The Haves and The Have Nots
Negative Producer Price Differentials (PPD’s) created substantial differences in monthly farm income in 2020. Farmers who might have never given much attention to the PPD deduction line in their milk check statement were suddenly forced to understand and accept this detail of the Federal Milk Marketing Order (FMMO).
“Negative PPDs occur when the component value of milk (value of butterfat, protein and other solids) in the FMMO pool exceeds the classified value of milk (value of milk as utilized) in the pool,” explains John Newton, chief economist at the American Farm Bureau Federation. “In 2020, the component value of milk approached all-time highs due to the impact of the cheese price on the protein price. Then, because the higher-of was eliminated in the 2018 Farm Bill, the Class I price of milk did not entirely benefit from higher cheese prices. As a result, PPDs dropped to historic negatives and a significant volume of milk was de-pooled (making the PPD more negative).”

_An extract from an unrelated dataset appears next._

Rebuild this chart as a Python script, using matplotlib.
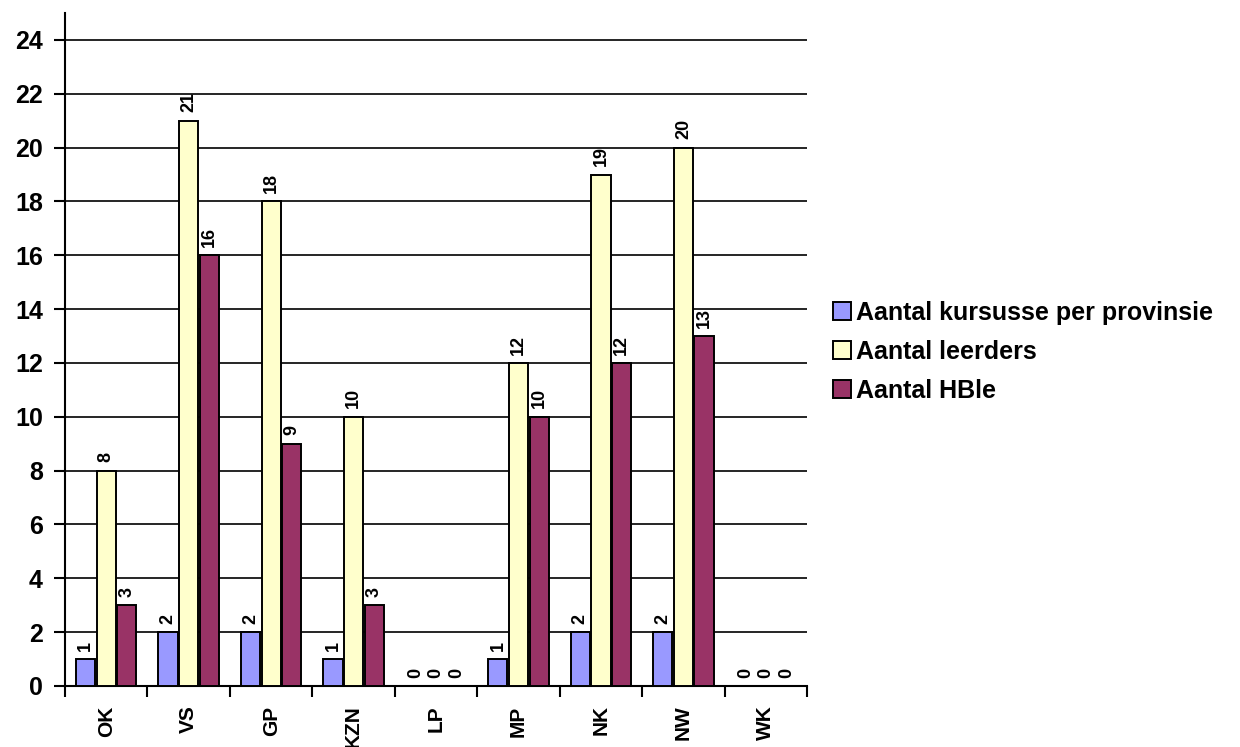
import numpy as np
import matplotlib
matplotlib.use('Agg')
import matplotlib.pyplot as plt

plt.rcParams['font.family'] = ['Liberation Sans', 'DejaVu Sans']
plt.rcParams['font.weight'] = 'bold'

# Data
provinces = ['OK', 'VS', 'GP', 'KZN', 'LP', 'MP', 'NK', 'NW', 'WK']
kursusse = [1, 2, 2, 1, 0, 1, 2, 2, 0]
leerders = [8, 21, 18, 10, 0, 12, 19, 20, 0]
hble = [3, 16, 9, 3, 0, 10, 12, 13, 0]
series_names = ['Aantal kursusse per provinsie', 'Aantal leerders', 'Aantal HBle']
colors = ['#9999FF', '#FFFFCC', '#993366']

fig = plt.figure(figsize=(12.4, 7.47), dpi=100)
ax = fig.add_axes([0.0524, 0.0817, 0.5985, 0.9009])

x = np.arange(len(provinces))
w = 0.25
for i, (vals, name, c) in enumerate(zip([kursusse, leerders, hble], series_names, colors)):
    pos = x + (i - 1) * w
    ax.bar(pos, vals, width=w * 0.93, color=c, edgecolor='black', linewidth=1.4,
           label=name, zorder=3)
    for p, v in zip(pos, vals):
        ax.annotate(str(v), (p, v), xytext=(0, 6), textcoords='offset points',
                    rotation=90, ha='center', va='bottom',
                    fontsize=13, fontweight='bold', zorder=4)

ax.set_xlim(-0.5, len(provinces) - 0.5)
ax.set_ylim(0, 25)
ax.set_yticks(range(0, 25, 2))
ax.yaxis.grid(True, color='black', linewidth=1.2, zorder=0)
ax.set_axisbelow(True)

ax.set_xticks(x)
ax.set_xticklabels(provinces, rotation=90, fontsize=15, fontweight='bold')
ax.tick_params(axis='x', length=0, pad=14)
ax.set_xticks(np.arange(-0.5, len(provinces)), minor=True)
ax.tick_params(axis='x', which='minor', length=8, width=1.5)
ax.tick_params(axis='y', labelsize=18, length=8, width=1.5, pad=8)
for lab in ax.get_yticklabels():
    lab.set_fontweight('bold')

for s in ['top', 'right']:
    ax.spines[s].set_visible(False)
ax.spines['left'].set_linewidth(1.5)
ax.spines['bottom'].set_linewidth(1.5)

fig.legend(loc='center left', bbox_to_anchor=(0.672, 0.529), frameon=False,
           prop={'size': 18, 'weight': 'bold'}, handlelength=0.7, handleheight=0.75,
           handletextpad=0.2, labelspacing=0.6, borderaxespad=0, borderpad=0)

fig.savefig('out.png', dpi=100)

Fortunately, Robin Schmahl of AgDairy LLC, a full-service commodity brokerage firm located in Elkhart Lake, Wisconsin, says the negative PPD’s as we have experienced were likely an aberration this year and should “go away or be minimal next year as butter and cheese prices more closely align with each other.”
Wrangle Your Risk
“You definitely don't sit back, because [government price support] can end in a moment and when it's over, it's over in a big way,” North warns. “You have to still be vigilant and as you look at strategy, I think the key descriptor to any strategy in this market right now needs to be flexibility.”
Similarly, Schmahl warns the current optimism we are seeing with Class III milk prices as futures contracts are in the $17.00-$18.00 range need to be viewed with caution.
“The recent estimates released by the USDA on the World Agricultural Supply and Demand report should cause one to be concerned and look for opportunities in the market to protect income while at the same time remaine flexible.”
He warns producers that often this type of income protection cannot be accomplished through forward contracting through the milk plant unless they allow you to do options.
“There were many this year that made the mistake of panic forward contracting through the milk plant in April, only to get run over and then deduct the negative PPD’s from those contracted prices and they had no ability to get out of those contracts,” he says.
North says protecting downside risk while leaving the upside open is the key heading into next year. He suggests producers rely on tools like the Dairy Revenue Protection program to minimize risk in the months ahead.